Tidbit #2: Once, when asked to describe Feldman, Cage, Wolff, and Brown’s music, Cage said that Feldman’s was “poetic,” his own was “theatrical,” and Wolff’s was “musical.” Wolff thought this meant a connection in spirit to the Classical. The answer was in response to a question about Wolff’s doctorate in Classics, and if that was related to his work. He suggested this as a maybe… He also said, after being pushed to answer, that Cage was critical of Earle Brown’s more conventional and non-confrontational stance to Europe. So there it is…
Cage Lessons
He talked a lot about Cage, which is not surprising. But the way he talked about Cage was somewhat curious.
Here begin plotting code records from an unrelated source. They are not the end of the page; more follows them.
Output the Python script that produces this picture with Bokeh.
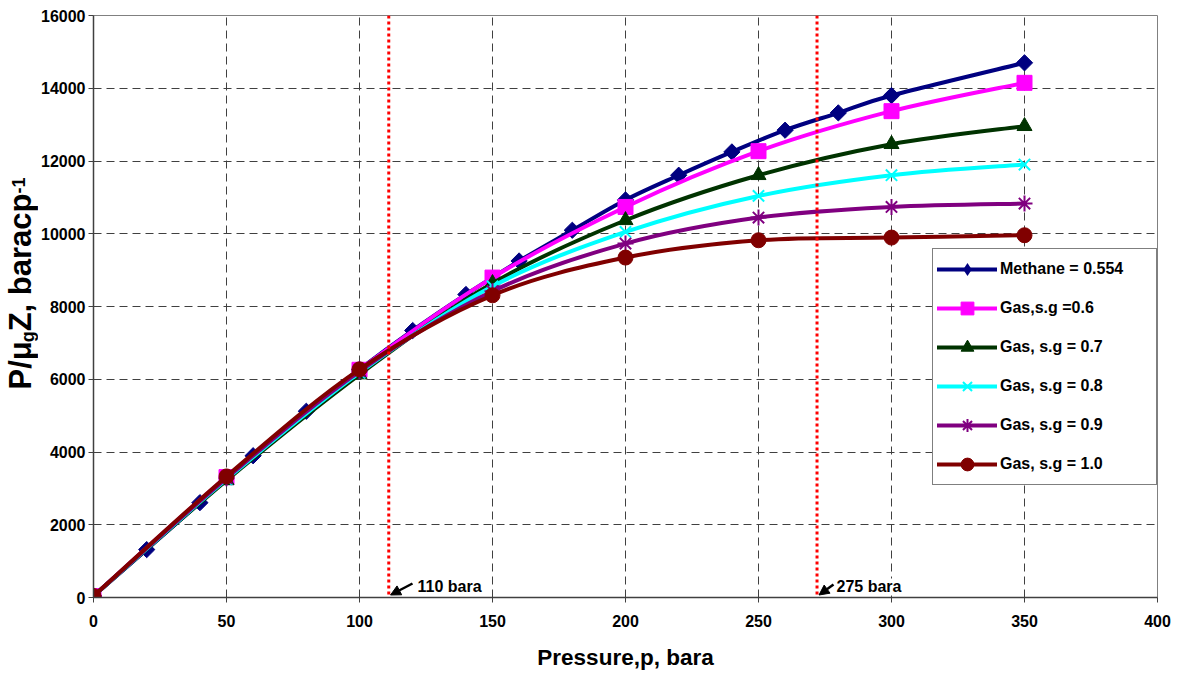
import math
from bokeh.plotting import figure
from bokeh.layouts import row
from bokeh.core.properties import value
from bokeh.models import (Span, Label, Arrow, NormalHead, Legend, LegendItem,
                          ColumnDataSource, FixedTicker, Range1d)
from bokeh.embed import file_html
from bokeh.resources import INLINE

# ---------------- data ----------------
methane_p = [0, 20, 40, 60, 80, 100, 120, 140, 160, 180, 200, 220, 240, 260, 280, 300, 350]
methane_v = [40, 1317, 2607, 3897, 5120, 6270, 7340, 8330, 9252, 10096, 10930, 11609, 12250,
             12847, 13323, 13800, 14699]

gas_p = [0, 50, 100, 150, 200, 250, 300, 350]
gas06_v = [40, 3310, 6260, 8795, 10737, 12270, 13370, 14149]
gas07_v = [40, 3220, 6130, 8640, 10371, 11609, 12462, 12957]
gas08_v = [40, 3250, 6180, 8556, 10050, 11040, 11609, 11903]
gas09_v = [40, 3280, 6220, 8420, 9730, 10445, 10737, 10830]
gas10_v = [40, 3329, 6272, 8308, 9345, 9821, 9895, 9959]

series_names = ["Methane = 0.554", "Gas,s.g =0.6", "Gas, s.g = 0.7",
                "Gas, s.g = 0.8", "Gas, s.g = 0.9", "Gas, s.g = 1.0"]

x_ticks = [0, 50, 100, 150, 200, 250, 300, 350, 400]
y_ticks = [0, 2000, 4000, 6000, 8000, 10000, 12000, 14000, 16000]

marker_lines_p = [111, 272]           # red dotted verticals (as drawn)
marker_texts = ["110 bara", "275 bara"]

# y-axis title pieces: (text, font px, baseline shift px)
ytitle_pieces = [("P/μ", 31, 0), ("g", 18, 2.5), ("Z, baracp", 31, 0), ("-1", 18, -7)]

# ---------------- layout ----------------
W, H = 1178, 675
LW = 38                         # strip on the left holding the y-axis title
BL, BR, BT, BB = 93, 21, 15, 78
FW, FH = W - BL - BR, H - BT - BB
px_x = FW / 400.0
px_y = FH / 16000.0
MID = 0.35                      # baseline offset of a "middle"-anchored text, in em


def xd(px):  # canvas px -> data x
    return (px - BL) / px_x


def yd(py):  # canvas px -> data y
    return (BT + FH - py) / px_y


FONT = "Liberation Sans"

p = figure(width=W - LW, height=H, x_range=Range1d(0, 400), y_range=Range1d(0, 16000),
           output_backend="svg", toolbar_location=None,
           min_border_left=BL - LW, min_border_right=BR, min_border_top=BT,
           min_border_bottom=BB,
           background_fill_color="white", border_fill_color="white")
p.outline_line_color = "#808080"
p.outline_line_width = 1

for ax, ticks in ((p.xaxis, x_ticks), (p.yaxis, y_ticks)):
    ax.ticker = FixedTicker(ticks=ticks)
    ax.major_label_text_font = FONT
    ax.major_label_text_font_style = "bold"
    ax.major_label_text_font_size = "16px"
    ax.major_label_text_color = "black"
    ax.axis_line_color = "#404040"
    ax.axis_line_width = 1.5
    ax.major_tick_line_color = "#404040"
    ax.major_tick_out = 5
    ax.major_tick_in = 0
    ax.minor_tick_line_color = None

p.xaxis.major_label_standoff = 12
p.yaxis.major_label_standoff = 3
p.xaxis.axis_label = "Pressure,p, bara"
p.xaxis.axis_label_text_font = FONT
p.xaxis.axis_label_text_font_style = "bold"
p.xaxis.axis_label_text_font_size = "22.5px"
p.xaxis.axis_label_text_color = "black"
p.xaxis.axis_label_standoff = 15

for g in (p.xgrid, p.ygrid):
    g.grid_line_color = "#404040"
    g.grid_line_dash = "8 5"
    g.grid_line_width = 1


def bez_source(xs, ys):
    n = len(xs)
    d = dict(x0=[], y0=[], x1=[], y1=[], cx0=[], cy0=[], cx1=[], cy1=[])
    for i in range(n - 1):
        ip = i - 1 if i > 0 else i
        inn = i + 2 if i + 2 < n else i + 1
        d["x0"].append(xs[i]); d["y0"].append(ys[i])
        d["x1"].append(xs[i + 1]); d["y1"].append(ys[i + 1])
        d["cx0"].append(xs[i] + (xs[i + 1] - xs[ip]) / 6.0)
        d["cy0"].append(ys[i] + (ys[i + 1] - ys[ip]) / 6.0)
        d["cx1"].append(xs[i + 1] - (xs[inn] - xs[i]) / 6.0)
        d["cy1"].append(ys[i + 1] - (ys[inn] - ys[i]) / 6.0)
    return ColumnDataSource(d)


# (x, y, colour, plot marker, size, angle, marker line width, legend marker)
series = [
    (methane_p, methane_v, "#000080", "square", 11.5, math.pi / 4, 1, "diamond"),
    (gas_p, gas06_v, "#FF00FF", "square", 15, 0, 1, None),
    (gas_p, gas07_v, "#003300", "triangle", 15, 0, 1, None),
    (gas_p, gas08_v, "#00FFFF", "x", 16, 0, 2, None),
    (gas_p, gas09_v, "#800080", "asterisk", 16, 0, 2, None),
    (gas_p, gas10_v, "#800000", "circle", 15, 0, 1, None),
]

items = []
for (xs, ys, col, mk, sz, ang, mlw, lmk), name in zip(series, series_names):
    br = p.bezier(x0="x0", y0="y0", x1="x1", y1="y1", cx0="cx0", cy0="cy0",
                  cx1="cx1", cy1="cy1", source=bez_source(xs, ys),
                  line_color=col, line_width=4, line_cap="round")
    sr = p.scatter(x=xs, y=ys, marker=mk, size=sz, angle=ang,
                   fill_color=col, line_color=col, line_width=mlw)
    if lmk is None:
        items.append(LegendItem(label=name, renderers=[br, sr]))
    else:
        # legend-only marker (zero size on the plot)
        lr = p.scatter(x=xs, y=ys, marker=lmk, size=0, fill_color=col, line_color=None)
        items.append(LegendItem(label=name, renderers=[br, lr]))

legend = Legend(items=items, location=(932 - BL, BT + FH - 485), padding=4, spacing=7,
                glyph_height=32, glyph_width=60, label_height=32, label_standoff=3,
                label_width=152, border_line_color="black", border_line_width=1,
                background_fill_color="white", background_fill_alpha=1.0,
                label_text_font=FONT, label_text_font_style="bold",
                label_text_font_size="16px", label_text_color="black", margin=0)
p.add_layout(legend)

# red dotted verticals
for v in marker_lines_p:
    p.add_layout(Span(location=v, dimension="height", line_color="#FF0000",
                      line_width=3, line_dash="3 3"))

# annotations with arrows (text anchor = baseline - MID em, middle-anchored)
ann = [((417, 592), (412, 583), (390, 594.5)),
       ((836, 592), (833, 584), (818.5, 594.5))]
for txt, (tpos, a0, a1) in zip(marker_texts, ann):
    p.add_layout(Label(x=xd(tpos[0]), y=yd(tpos[1] - MID * 16), text=txt, text_font=FONT,
                       text_font_style="bold", text_font_size="16px",
                       text_color="black", text_baseline="middle", text_align="left",
                       background_fill_color="white", background_fill_alpha=1.0))
    p.add_layout(Arrow(end=NormalHead(size=10, fill_color="black", line_color="black"),
                       x_start=xd(a0[0]), y_start=yd(a0[1]),
                       x_end=xd(a1[0]), y_end=yd(a1[1]),
                       line_color="black", line_width=2.5))

# ---------------- y-axis title (with sub / superscript) ----------------
# In a row, the frames are aligned with the main plot's frame (BT..H-BB), so
# the y range is set to map canvas pixels one to one (data y = H - canvas y).
q = figure(width=LW, height=H, x_range=Range1d(0, LW), y_range=Range1d(BB, H - BT),
           output_backend="svg", toolbar_location=None, title=None,
           x_axis_location=None, y_axis_location=None,
           min_border_left=0, min_border_right=0, min_border_top=BT, min_border_bottom=BB,
           background_fill_color="white", border_fill_color="white")
q.grid.visible = False
q.outline_line_color = None

CW = {'P': 667, '/': 278, 'μ': 576, 'g': 611, 'Z': 611, ',': 278, ' ': 278, 'b': 611,
      'a': 556, 'r': 389, 'c': 556, 'p': 611, '-': 333, '1': 556}
cur = 389.0          # canvas px where the title starts (bottom)
base_x = 31.0        # canvas px of the main baseline
for txt, fs, shift in ytitle_pieces:
    q.text(x=[base_x + shift - MID * fs], y=[H - cur], text=[txt], angle=math.pi / 2,
           text_font=value(FONT), text_font_style="bold", text_font_size=f"{fs}px",
           text_color="black", text_baseline="middle", text_align="left")
    cur -= sum(CW.get(ch, 556) for ch in txt) * fs / 1000.0

layout = row(q, p, spacing=0)
open("out.html", "w").write(file_html(layout, INLINE))
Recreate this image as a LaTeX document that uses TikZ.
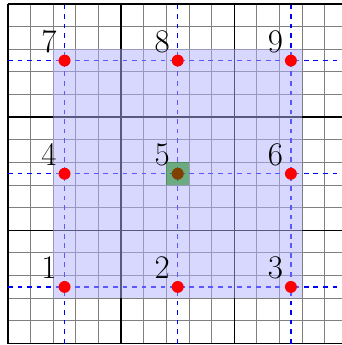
\documentclass[tikz,border=0pt]{standalone}
\usetikzlibrary{positioning}

\begin{document}
\begin{tikzpicture}[x=0.5cm, y=0.5cm]
        \tikzstyle{fine} = [gray, line width=0.6pt, step=0.5cm]
        \tikzstyle{coarse} = [black, line width=1pt, step=2.5cm]
        \tikzstyle{guide} = [blue, dashed, line width=0.75pt]
        \tikzstyle{dot} = [circle, fill=red, inner sep=0pt, minimum size=7.5pt]
        \tikzstyle{num} = [font=\huge, inner sep=2pt]
        
        \useasboundingbox (-0.353,-0.066) rectangle (14.747,15.177);
        
        % grid
        \draw [fine] (0,0) grid (15,15);
        \draw [coarse] (0,0) grid (15,15);
        
        % guide lines through the cell centres
        \draw [guide] (2.5,0) -- (2.5,15);
        \draw [guide] (7.5,0) -- (7.5,15);
        \draw [guide] (12.5,0) -- (12.5,15);
        \draw [guide] (0,2.5) -- (15,2.5);
        \draw [guide] (0,7.5) -- (15,7.5);
        \draw [guide] (0,12.5) -- (15,12.5);
        
        \fill [blue!30, opacity=0.5] (2,2) rectangle (13,13);
        
        \node [dot] (d1) at (2.5,2.5) {};
        \node [dot] (d2) at (7.5,2.5) {};
        \node [dot] (d3) at (12.5,2.5) {};
        \node [dot] (d4) at (2.5,7.5) {};
        \node [dot] (d5) at (7.5,7.5) {};
        \node [dot] (d6) at (12.5,7.5) {};
        \node [dot] (d7) at (2.5,12.5) {};
        \node [dot] (d8) at (7.5,12.5) {};
        \node [dot] (d9) at (12.5,12.5) {};
        
        \fill [green!50!black, opacity=0.5] (7,7) rectangle (8,8);
        
        \node [num, above left=0pt of d1] (l1) {1};
        \node [num, above left=0pt of d2] (l2) {2};
        \node [num, above left=0pt of d3] (l3) {3};
        \node [num, above left=0pt of d4] (l4) {4};
        \node [num, above left=0pt of d5] (l5) {5};
        \node [num, above left=0pt of d6] (l6) {6};
        \node [num, above left=0pt of d7] (l7) {7};
        \node [num, above left=0pt of d8] (l8) {8};
        \node [num, above left=0pt of d9] (l9) {9};
    \end{tikzpicture}
\end{document}
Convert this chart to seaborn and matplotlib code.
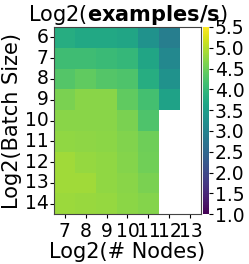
import numpy as np
import pandas as pd
import matplotlib
matplotlib.use("Agg")
import matplotlib.pyplot as plt
import seaborn as sns

batch_sizes = [6, 7, 8, 9, 10, 11, 12, 13, 14]
nodes = [7, 8, 9, 10, 11, 12, 13]
nan = np.nan
row6 = [3.80, 3.70, 3.70, 3.65, 3.30, 2.90, nan]
row7 = [4.10, 4.10, 4.05, 4.00, 3.65, 3.10, nan]
row8 = [4.30, 4.40, 4.30, 4.25, 3.80, 3.30, nan]
row9 = [4.60, 4.70, 4.70, 4.40, 4.15, 3.60, nan]
row10 = [4.70, 4.70, 4.70, 4.60, 4.25, nan, nan]
row11 = [4.75, 4.73, 4.72, 4.65, 4.50, nan, nan]
row12 = [4.85, 4.78, 4.75, 4.67, 4.52, nan, nan]
row13 = [4.85, 4.85, 4.76, 4.70, 4.60, nan, nan]
row14 = [4.83, 4.80, 4.78, 4.72, 4.66, nan, nan]

df = pd.DataFrame([row6, row7, row8, row9, row10, row11, row12, row13, row14],
                  index=batch_sizes, columns=nodes)

fig = plt.figure(figsize=(2.49, 2.64), dpi=100)
ax = fig.add_axes([0.217, 0.189, 0.590, 0.709])
cax = fig.add_axes([0.815, 0.189, 0.026, 0.709])
sns.heatmap(df, ax=ax, cbar_ax=cax, cmap="viridis", vmin=1.0, vmax=5.5,
            cbar_kws={"ticks": [1.0, 1.5, 2.0, 2.5, 3.0, 3.5, 4.0, 4.5, 5.0, 5.5]})
for s in ax.spines.values():
    s.set_visible(True)
    s.set_color("#444444")
    s.set_linewidth(0.8)
ax.set_title(r"Log2($\bf{examples/s}$)", fontsize=15, pad=2)
ax.set_xlabel("Log2(# Nodes)", fontsize=15, labelpad=1)
ax.set_ylabel("Log2(Batch Size)", fontsize=15, labelpad=2)
ax.tick_params(axis="x", labelsize=13.5, length=3, pad=2.5)
ax.tick_params(axis="y", labelsize=13.5, length=3, pad=1)
ax.set_yticklabels(batch_sizes, rotation=0)
ax.set_xticklabels(nodes, rotation=0)
cax.tick_params(labelsize=13.5, length=3, pad=1)
cax.yaxis.set_major_formatter(matplotlib.ticker.FormatStrFormatter("%.1f"))
fig.savefig("out.png", dpi=100)
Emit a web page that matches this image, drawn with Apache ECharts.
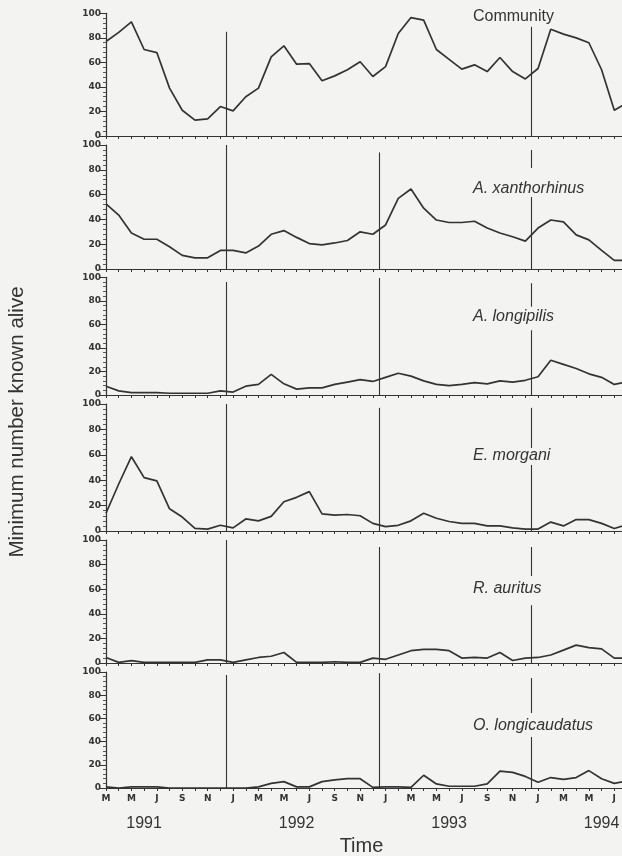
<!DOCTYPE html>
<html><head><meta charset="utf-8">
<script src="https://cdn.jsdelivr.net/npm/echarts@6/dist/echarts.min.js"></script>
<style>html,body{margin:0;padding:0;background:#f3f3f1}#c{width:622px;height:856px}</style>
</head><body><div id="c"></div>
<script>
// Month index 0 = March 1991 ... 41 = August 1994
const monthLetters = ['M','A','M','J','J','A','S','O','N','D',
  'J','F','M','A','M','J','J','A','S','O','N','D',
  'J','F','M','A','M','J','J','A','S','O','N','D',
  'J','F','M','A','M','J','J','A'];
const yearLabels = ['','','','1991','','','','','','','','','','','','1992','','','','','','','','','','','','1993','','','','','','','','','','','','1994','',''];
const yTicks = [0,20,40,60,80,100];
const panelNames = ['Community','A. xanthorhinus','A. longipilis','E. morgani','R. auritus','O. longicaudatus'];

const community = [77,84.5,93,70.5,68,39,21,13,14,24,20.5,32,39,64.5,73.5,58.5,59,45,49,54,60.5,48.5,56.5,83.5,96.5,94.5,70.5,62.5,54.5,58,52.5,64,52.5,46.5,55,87,83,80,76,54,21,27];
const xanthorhinus = [52.5,43.5,29,24,24,18,11,9,9,15,15,13,18.5,28,31,25.5,20.5,19.5,21,23,30,28,35.5,57,64.5,49,39.5,37.5,37.5,38.5,33,29,26,22.5,33,39.5,38,27.5,23.5,15,7,7];
const longipilis = [7.5,3.5,2,2,2,1.5,1.5,1.5,1.5,3.5,2.5,7.5,9,17.5,9.5,5,6,6,9,11,13,11.5,15,18.5,16,12,9,8,9,10.5,9.5,12,11,12.5,15.5,29.5,26,22.5,18,15,9,11];
const morgani = [14,37,58.5,42,39.5,17.5,11,2,1.5,4.5,2.5,9.5,8,11.5,23,26.5,31,13.5,12.5,13,12,6,3.5,4.5,8,14,10,7.5,6,6,4,4,2.5,1.5,1.5,7,4,9,9,6,2,5];
const auritus = [4.5,0.5,2,0.5,0.5,0.5,0.5,0.5,2.5,2.5,0.5,2.5,4.5,5.5,8.5,0.5,0.5,0.5,1,0.5,0.5,4,3,6.5,10,11,11,10,4,4.5,4,8.5,2,4,4.5,6.5,10.5,14.5,12.5,11.5,4,4];
const longicaudatus = [1,0,1,1,1,0,0,0,0,0,0,0,1,4,5.5,1,1,5.5,7,8,8,0.5,1,1,0.5,11,3.5,1.5,1.5,1.5,3.5,14.5,13.5,10,5,9,7.5,9,15,8,4,6];
const seriesValues = [community, xanthorhinus, longipilis, morgani, auritus, longicaudatus];

// January boundaries (between December and January samples)
const januaryMarks = [9.5, 21.5, 33.5];
// visible extents of each January line, per panel, in axis units
const januarySegments = [
  [[[0,85]], [[0,101]], [[0,89]]],
  [[[0,100]], [[0,94]], [[0,58],[81.5,96]]],
  [[[0,96]], [[0,99.4]], [[0,55],[75,95]]],
  [[[0,100]], [[0,97]], [[0,52],[65.4,97]]],
  [[[0,100]], [[0,94.3]], [[0,47],[70.7,94.3]]],
  [[[0,97.4]], [[0,99]], [[0,44],[64.6,94.8]]]
];

const gridTops = [13.3, 145, 277.3, 404, 540, 672];
const gridHeights = [122.7, 124, 117.7, 127, 123, 116];
const titleCenters = [17.7, 190, 318, 457, 590, 727];
const ink = '#333333';

const chart = echarts.init(document.getElementById('c'), null, {renderer:'canvas'});
const grids = [], xAxes = [], yAxes = [], series = [], titles = [];
seriesValues.forEach((vals, p) => {
  grids.push({left:106, width:521, top:gridTops[p], height:gridHeights[p], containLabel:false, outerBoundsMode:'none'});
  const last = p === seriesValues.length - 1;
  xAxes.push({
    type:'value', gridIndex:p, min:0, max:41, interval:1,
    axisLine:{show:true, onZero:false, lineStyle:{color:ink, width:1.2}},
    axisTick:{show:true, inside:false, length:3, lineStyle:{color:ink, width:1}},
    splitLine:{show:false},
    axisLabel:{show:last, interval:0, margin:6, color:'#333', fontFamily:'DejaVu Sans', fontWeight:'bold', fontSize:9,
      formatter:(v)=> (v % 2 === 0 && monthLetters[v]) ? monthLetters[v] : ''},
    name: last ? 'Time' : '', nameLocation:'middle', nameGap:48,
    nameTextStyle:{fontFamily:'Liberation Sans', fontSize:20, color:'#333', padding:[0,0,0,-10]}
  });
  yAxes.push({
    type:'value', gridIndex:p, min:0, max:100, interval:20,
    axisLine:{show:true, lineStyle:{color:ink, width:1.2}},
    axisTick:{show:true, inside:false, length:6, lineStyle:{color:ink, width:1}},
    minorTick:{show:true, splitNumber:5, length:3, lineStyle:{color:ink, width:0.8}},
    splitLine:{show:false},
    axisLabel:{show:true, margin:5, color:'#333', fontFamily:'DejaVu Sans', fontWeight:'bold', fontSize:9,
      formatter:(v)=> yTicks.includes(v) ? String(v) : ''}
  });
  const segs = [];
  januaryMarks.forEach((m, j) => {
    januarySegments[p][j].forEach(s => segs.push([{coord:[m, s[0]]},{coord:[m, s[1]]}]));
  });
  series.push({
    type:'line', xAxisIndex:p, yAxisIndex:p,
    data: vals.map((v,i)=>[i,v]),
    symbol:'none', smooth:false, clip:true,
    lineStyle:{color:ink, width:1.7},
    markLine:{symbol:['none','none'], silent:true, animation:false,
      lineStyle:{color:ink, width:1.1, type:'solid'}, label:{show:false}, emphasis:{disabled:true},
      data:segs}
  });
  titles.push({text:panelNames[p], left:473, top:titleCenters[p]-9, padding:0,
    textStyle:{fontFamily:'Liberation Sans', fontSize:16, fontWeight:'normal', color:'#333',
      fontStyle: p === 0 ? 'normal' : 'italic'}});
});
// year labels: extra axis on the bottom grid
xAxes.push({
  type:'value', gridIndex:5, min:0, max:41, interval:1, position:'bottom',
  axisLine:{show:false}, axisTick:{show:false}, splitLine:{show:false},
  axisLabel:{show:true, interval:0, margin:28, color:'#333', fontFamily:'Liberation Sans', fontSize:16,
    formatter:(v)=> yearLabels[v] || ''}
});

chart.setOption({
  backgroundColor:'#f3f3f1',
  animation:false,
  title:titles,
  grid:grids, xAxis:xAxes, yAxis:yAxes, series:series,
  graphic:[{type:'text', x:17, y:422, rotation:Math.PI/2,
    style:{text:'Minimum number known alive', fontFamily:'Liberation Sans', fontSize:20.5, fill:'#333',
      align:'center', verticalAlign:'middle'}}]
});
</script></body></html>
Cage’s principal function, to Wolff, was to “open you up,” and encourage any sliver of thought in you that was non-Schoenbergian or non-Stravinskian, essentially. Wolff said it was appealing at the time just to do anything that was not serial or neo-classical.
The other desire in the air in that circle was to have one’s music have an “intricate construction” while maintaining a “transparent sound”. And you needed to have a “structural frame before you started”. The cited example, which Cage and Wolff had studied in one of their first lessons together, was Webern’s Symphony, Op 21, where 11 of the 12 pitches in the tone-row have a fixed register, while the 12th “floats about,” so that it becomes “variations on a chord,” as Wolff put it. Curious that Cage points back to Webern, as the European post-war Modernists would as well.
The last thing about Cage is just an anecdote but it’s crazy… Wolff’s family fled Nazi Germany in the 30s, came to America. They had been publishers in Germany, and tried in America to continue their profession. But since they were very poor at first, Cage did not charge Wolff for lessons. Instead, Wolff brought Cage gifts every so often. One gift, unknown to Cage before that day, was the I Ching, published in English by Wolff’s parents.
Tidbit #3: Wolff said that none of them ever understood Feldman’s music.
The pieces he played excerpts from:
Serenade (1950)
? from 1957-1958
Piece for horn and piano (1961)
Burdocks (1970/71)
I Like to Think of Harriet Tubman (1985)
Pete (2014)
Tidbit #4: He talked about “one idea pieces,” and said he thinks that they are no longer nearly as valuable as they were, and that he no longer tries to write them. He still thinks a few people are doing them well, but that something with a larger structure is more satisfying.